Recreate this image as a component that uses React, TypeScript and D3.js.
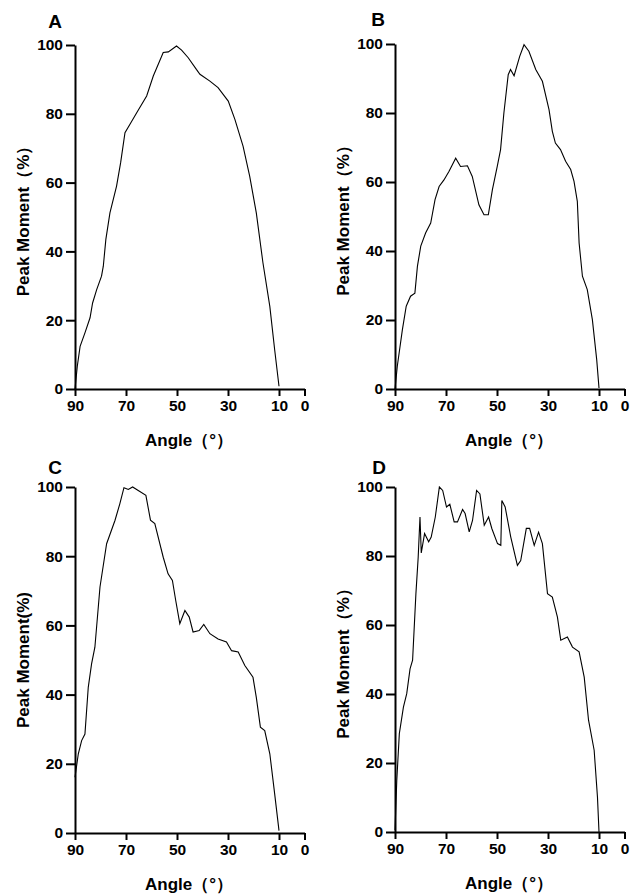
import React, { useEffect, useRef } from 'react';
import * as d3 from 'd3';

const angleTicks = [90, 70, 50, 30, 10, 0];
const momentTicks = [0, 20, 40, 60, 80, 100];

// panel A
const angleA = [90, 89.1, 88.0, 86.1, 84.1, 83.1, 81.5, 79.6, 78.9, 77.9, 76.3, 73.7, 72.1, 70.4, 68.5, 65.8, 61.9, 59.3, 55.4, 53.4, 50.2, 48.2, 45.6, 42.4, 41.0, 37.1, 33.9, 29.9, 27.3, 24.1, 21.5, 18.9, 16.3, 13.6, 11.7, 10];
const momentA = [0, 6.6, 12.4, 16.3, 20.7, 25, 28.9, 32.8, 35.7, 43.5, 51.2, 59, 65.8, 74.5, 76.9, 80.3, 85.2, 91, 97.8, 98, 99.7, 98.5, 96.3, 92.9, 91.5, 89.5, 87.6, 83.7, 78.4, 70.6, 61.9, 51.2, 36.7, 24, 11.4, 0.8];

// panel B
const angleB = [90, 89.1, 87.1, 85.6, 83.9, 82.2, 81.2, 79.9, 78.0, 76.0, 74.3, 72.7, 70.8, 68.8, 66.2, 64.3, 61.6, 59.7, 57.1, 55.1, 53.4, 51.8, 49.9, 48.6, 47.3, 45.6, 44.7, 43.3, 41.1, 39.4, 37.5, 34.8, 32.2, 29.6, 28.3, 27.1, 25.1, 23.1, 21.1, 19.8, 18.5, 17.8, 16.5, 14.6, 12.6, 10.9, 10];
const momentB = [0, 6.6, 17.2, 24, 26.9, 27.8, 35.6, 41.4, 45.2, 48.1, 54.9, 58.7, 60.6, 63.1, 66.9, 64.5, 64.7, 61.6, 53.4, 50.5, 50.5, 57.8, 64.5, 69.4, 80, 91.1, 92.6, 90.8, 96.4, 99.8, 97.9, 92.6, 89.2, 81, 74.7, 71.3, 69.4, 66, 63.6, 60.2, 54.4, 42.3, 32.7, 28.8, 20.1, 8.5, 0.3];

// panel C
const angleC = [90, 88.7, 87.4, 86.1, 84.8, 83.5, 82.2, 80.2, 77.6, 74.3, 72.4, 70.8, 69.1, 67.4, 65.2, 62.2, 60.4, 58.7, 55.4, 53.5, 51.8, 50.5, 48.9, 46.9, 45.2, 43.7, 41.3, 39.5, 37.1, 33.9, 30.6, 28.6, 26.0, 23.4, 20.2, 18.9, 17.3, 15.6, 13.6, 11.7, 10];
const momentC = [16.1, 22.9, 26.7, 28.6, 42.1, 48.9, 53.7, 71.1, 83.6, 90.4, 95.2, 99.8, 99.3, 100, 99, 97.6, 90.4, 89.4, 79.7, 74.9, 73, 67.2, 60.5, 64.3, 62.4, 58.1, 58.5, 60.3, 57.6, 56.1, 55.2, 52.7, 52.3, 48.4, 45, 39.2, 30.6, 29.6, 22.9, 11.3, 0.7];

// panel D
const angleD = [90, 89.3, 88.3, 86.7, 85.4, 84.1, 83.1, 81.8, 80.9, 80.2, 79.7, 78.4, 76.8, 75.8, 74.2, 72.6, 71.3, 69.8, 68.5, 66.8, 65.5, 63.5, 62.5, 60.9, 59.6, 58.0, 56.7, 55.0, 53.3, 52.0, 49.8, 48.5, 48.1, 46.8, 44.6, 42.0, 40.7, 38.5, 37.2, 35.4, 33.7, 32.2, 30.2, 28.3, 26.3, 25.0, 22.4, 20.4, 17.8, 15.8, 14.1, 11.9, 10.6, 10];
const momentD = [0.5, 15, 28.5, 36.2, 40.1, 47.3, 49.8, 69.1, 79.7, 91.3, 80.9, 86.5, 84.1, 85.5, 91.3, 100, 99, 94.2, 95, 89.9, 89.9, 93.5, 92.3, 87, 90.3, 99, 98, 88.9, 91.3, 87.9, 83.6, 83.1, 96.1, 94.2, 85.5, 77.3, 78.7, 88, 88, 83.1, 86.9, 83.6, 69.1, 68.1, 62.3, 55.6, 56.5, 53.6, 52.2, 44.9, 32.4, 23.7, 10.1, 0];

const panels = [
  { letter: 'A', angles: angleA, moments: momentA, left: 75, top: 45, bottom: 389, letterX: 55, letterY: 28, yLabel: 'Peak Moment（%）' },
  { letter: 'B', angles: angleB, moments: momentB, left: 395, top: 44, bottom: 389, letterX: 378, letterY: 26, yLabel: 'Peak Moment（%）' },
  { letter: 'C', angles: angleC, moments: momentC, left: 75, top: 487, bottom: 833, letterX: 55, letterY: 474, yLabel: 'Peak Moment(%)' },
  { letter: 'D', angles: angleD, moments: momentD, left: 395, top: 487, bottom: 832, letterX: 379, letterY: 474, yLabel: 'Peak Moment（%）' },
];

const App = () => {
  const svgRef = useRef<SVGSVGElement>(null);

  useEffect(() => {
    if (!svgRef.current) return;
    const svg = d3.select(svgRef.current);
    svg.selectAll('*').remove();
    const font = '"Liberation Sans", Arial, sans-serif';

    panels.forEach(p => {
      const x = d3.scaleLinear().domain([90, 0]).range([p.left, p.left + 229.5]);
      const y = d3.scaleLinear().domain([0, 100]).range([p.bottom, p.top]);
      const g = svg.append('g');

      const xAxis = g.append('g')
        .attr('transform', `translate(0,${p.bottom})`)
        .call(d3.axisBottom(x).tickValues(angleTicks).tickSize(7).tickSizeOuter(0).tickPadding(4));
      const yAxis = g.append('g')
        .attr('transform', `translate(${p.left},0)`)
        .call(d3.axisLeft(y).tickValues(momentTicks).tickSize(9).tickSizeOuter(0).tickPadding(3));

      [xAxis, yAxis].forEach(a => {
        a.selectAll('path').attr('stroke', '#000').attr('stroke-width', 2);
        a.selectAll('line').attr('stroke', '#000').attr('stroke-width', 2);
        a.selectAll('text')
          .attr('fill', '#000')
          .style('font-family', font)
          .style('font-size', '15.5px')
          .style('font-weight', 'bold');
      });

      const line = d3.line<number>()
        .x((d, i) => x(p.angles[i]))
        .y(d => y(d));

      g.append('path')
        .datum(p.moments)
        .attr('d', line)
        .attr('fill', 'none')
        .attr('stroke', '#000')
        .attr('stroke-width', 1.1);

      g.append('text')
        .attr('x', p.letterX)
        .attr('y', p.letterY)
        .attr('text-anchor', 'middle')
        .style('font-family', font)
        .style('font-size', '19px')
        .style('font-weight', 'bold')
        .text(p.letter);

      g.append('text')
        .attr('transform', `translate(${p.left - 52},${(p.top + p.bottom) / 2}) rotate(-90)`)
        .attr('text-anchor', 'middle')
        .attr('dy', '0.35em')
        .style('font-family', font)
        .style('font-size', '17px')
        .style('font-weight', 'bold')
        .text(p.yLabel);

      g.append('text')
        .attr('x', p.left + 114)
        .attr('y', p.bottom + 57)
        .attr('text-anchor', 'middle')
        .style('font-family', font)
        .style('font-size', '17px')
        .style('font-weight', 'bold')
        .text('Angle（°）');
    });
  }, []);

  return (
    <svg
      ref={svgRef}
      width={632}
      height={895}
      style={{ position: 'absolute', left: 0, top: 0, background: '#fff' }}
    />
  );
};

export default App;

────────

Task to carry out ->
Transcribe the listing above verbatim. Omit the pictures.

Reply ->
Recreate this image as a component that uses React, TypeScript and D3.js.
import React, { useEffect, useRef } from 'react';
import * as d3 from 'd3';

const angleTicks = [90, 70, 50, 30, 10, 0];
const momentTicks = [0, 20, 40, 60, 80, 100];

// panel A
const angleA = [90, 89.1, 88.0, 86.1, 84.1, 83.1, 81.5, 79.6, 78.9, 77.9, 76.3, 73.7, 72.1, 70.4, 68.5, 65.8, 61.9, 59.3, 55.4, 53.4, 50.2, 48.2, 45.6, 42.4, 41.0, 37.1, 33.9, 29.9, 27.3, 24.1, 21.5, 18.9, 16.3, 13.6, 11.7, 10];
const momentA = [0, 6.6, 12.4, 16.3, 20.7, 25, 28.9, 32.8, 35.7, 43.5, 51.2, 59, 65.8, 74.5, 76.9, 80.3, 85.2, 91, 97.8, 98, 99.7, 98.5, 96.3, 92.9, 91.5, 89.5, 87.6, 83.7, 78.4, 70.6, 61.9, 51.2, 36.7, 24, 11.4, 0.8];

// panel B
const angleB = [90, 89.1, 87.1, 85.6, 83.9, 82.2, 81.2, 79.9, 78.0, 76.0, 74.3, 72.7, 70.8, 68.8, 66.2, 64.3, 61.6, 59.7, 57.1, 55.1, 53.4, 51.8, 49.9, 48.6, 47.3, 45.6, 44.7, 43.3, 41.1, 39.4, 37.5, 34.8, 32.2, 29.6, 28.3, 27.1, 25.1, 23.1, 21.1, 19.8, 18.5, 17.8, 16.5, 14.6, 12.6, 10.9, 10];
const momentB = [0, 6.6, 17.2, 24, 26.9, 27.8, 35.6, 41.4, 45.2, 48.1, 54.9, 58.7, 60.6, 63.1, 66.9, 64.5, 64.7, 61.6, 53.4, 50.5, 50.5, 57.8, 64.5, 69.4, 80, 91.1, 92.6, 90.8, 96.4, 99.8, 97.9, 92.6, 89.2, 81, 74.7, 71.3, 69.4, 66, 63.6, 60.2, 54.4, 42.3, 32.7, 28.8, 20.1, 8.5, 0.3];

// panel C
const angleC = [90, 88.7, 87.4, 86.1, 84.8, 83.5, 82.2, 80.2, 77.6, 74.3, 72.4, 70.8, 69.1, 67.4, 65.2, 62.2, 60.4, 58.7, 55.4, 53.5, 51.8, 50.5, 48.9, 46.9, 45.2, 43.7, 41.3, 39.5, 37.1, 33.9, 30.6, 28.6, 26.0, 23.4, 20.2, 18.9, 17.3, 15.6, 13.6, 11.7, 10];
const momentC = [16.1, 22.9, 26.7, 28.6, 42.1, 48.9, 53.7, 71.1, 83.6, 90.4, 95.2, 99.8, 99.3, 100, 99, 97.6, 90.4, 89.4, 79.7, 74.9, 73, 67.2, 60.5, 64.3, 62.4, 58.1, 58.5, 60.3, 57.6, 56.1, 55.2, 52.7, 52.3, 48.4, 45, 39.2, 30.6, 29.6, 22.9, 11.3, 0.7];

// panel D
const angleD = [90, 89.3, 88.3, 86.7, 85.4, 84.1, 83.1, 81.8, 80.9, 80.2, 79.7, 78.4, 76.8, 75.8, 74.2, 72.6, 71.3, 69.8, 68.5, 66.8, 65.5, 63.5, 62.5, 60.9, 59.6, 58.0, 56.7, 55.0, 53.3, 52.0, 49.8, 48.5, 48.1, 46.8, 44.6, 42.0, 40.7, 38.5, 37.2, 35.4, 33.7, 32.2, 30.2, 28.3, 26.3, 25.0, 22.4, 20.4, 17.8, 15.8, 14.1, 11.9, 10.6, 10];
const momentD = [0.5, 15, 28.5, 36.2, 40.1, 47.3, 49.8, 69.1, 79.7, 91.3, 80.9, 86.5, 84.1, 85.5, 91.3, 100, 99, 94.2, 95, 89.9, 89.9, 93.5, 92.3, 87, 90.3, 99, 98, 88.9, 91.3, 87.9, 83.6, 83.1, 96.1, 94.2, 85.5, 77.3, 78.7, 88, 88, 83.1, 86.9, 83.6, 69.1, 68.1, 62.3, 55.6, 56.5, 53.6, 52.2, 44.9, 32.4, 23.7, 10.1, 0];

const panels = [
  { letter: 'A', angles: angleA, moments: momentA, left: 75, top: 45, bottom: 389, letterX: 55, letterY: 28, yLabel: 'Peak Moment（%）' },
  { letter: 'B', angles: angleB, moments: momentB, left: 395, top: 44, bottom: 389, letterX: 378, letterY: 26, yLabel: 'Peak Moment（%）' },
  { letter: 'C', angles: angleC, moments: momentC, left: 75, top: 487, bottom: 833, letterX: 55, letterY: 474, yLabel: 'Peak Moment(%)' },
  { letter: 'D', angles: angleD, moments: momentD, left: 395, top: 487, bottom: 832, letterX: 379, letterY: 474, yLabel: 'Peak Moment（%）' },
];

const App = () => {
  const svgRef = useRef<SVGSVGElement>(null);

  useEffect(() => {
    if (!svgRef.current) return;
    const svg = d3.select(svgRef.current);
    svg.selectAll('*').remove();
    const font = '"Liberation Sans", Arial, sans-serif';

    panels.forEach(p => {
      const x = d3.scaleLinear().domain([90, 0]).range([p.left, p.left + 229.5]);
      const y = d3.scaleLinear().domain([0, 100]).range([p.bottom, p.top]);
      const g = svg.append('g');

      const xAxis = g.append('g')
        .attr('transform', `translate(0,${p.bottom})`)
        .call(d3.axisBottom(x).tickValues(angleTicks).tickSize(7).tickSizeOuter(0).tickPadding(4));
      const yAxis = g.append('g')
        .attr('transform', `translate(${p.left},0)`)
        .call(d3.axisLeft(y).tickValues(momentTicks).tickSize(9).tickSizeOuter(0).tickPadding(3));

      [xAxis, yAxis].forEach(a => {
        a.selectAll('path').attr('stroke', '#000').attr('stroke-width', 2);
        a.selectAll('line').attr('stroke', '#000').attr('stroke-width', 2);
        a.selectAll('text')
          .attr('fill', '#000')
          .style('font-family', font)
          .style('font-size', '15.5px')
          .style('font-weight', 'bold');
      });

      const line = d3.line<number>()
        .x((d, i) => x(p.angles[i]))
        .y(d => y(d));

      g.append('path')
        .datum(p.moments)
        .attr('d', line)
        .attr('fill', 'none')
        .attr('stroke', '#000')
        .attr('stroke-width', 1.1);

      g.append('text')
        .attr('x', p.letterX)
        .attr('y', p.letterY)
        .attr('text-anchor', 'middle')
        .style('font-family', font)
        .style('font-size', '19px')
        .style('font-weight', 'bold')
        .text(p.letter);

      g.append('text')
        .attr('transform', `translate(${p.left - 52},${(p.top + p.bottom) / 2}) rotate(-90)`)
        .attr('text-anchor', 'middle')
        .attr('dy', '0.35em')
        .style('font-family', font)
        .style('font-size', '17px')
        .style('font-weight', 'bold')
        .text(p.yLabel);

      g.append('text')
        .attr('x', p.left + 114)
        .attr('y', p.bottom + 57)
        .attr('text-anchor', 'middle')
        .style('font-family', font)
        .style('font-size', '17px')
        .style('font-weight', 'bold')
        .text('Angle（°）');
    });
  }, []);

  return (
    <svg
      ref={svgRef}
      width={632}
      height={895}
      style={{ position: 'absolute', left: 0, top: 0, background: '#fff' }}
    />
  );
};

export default App;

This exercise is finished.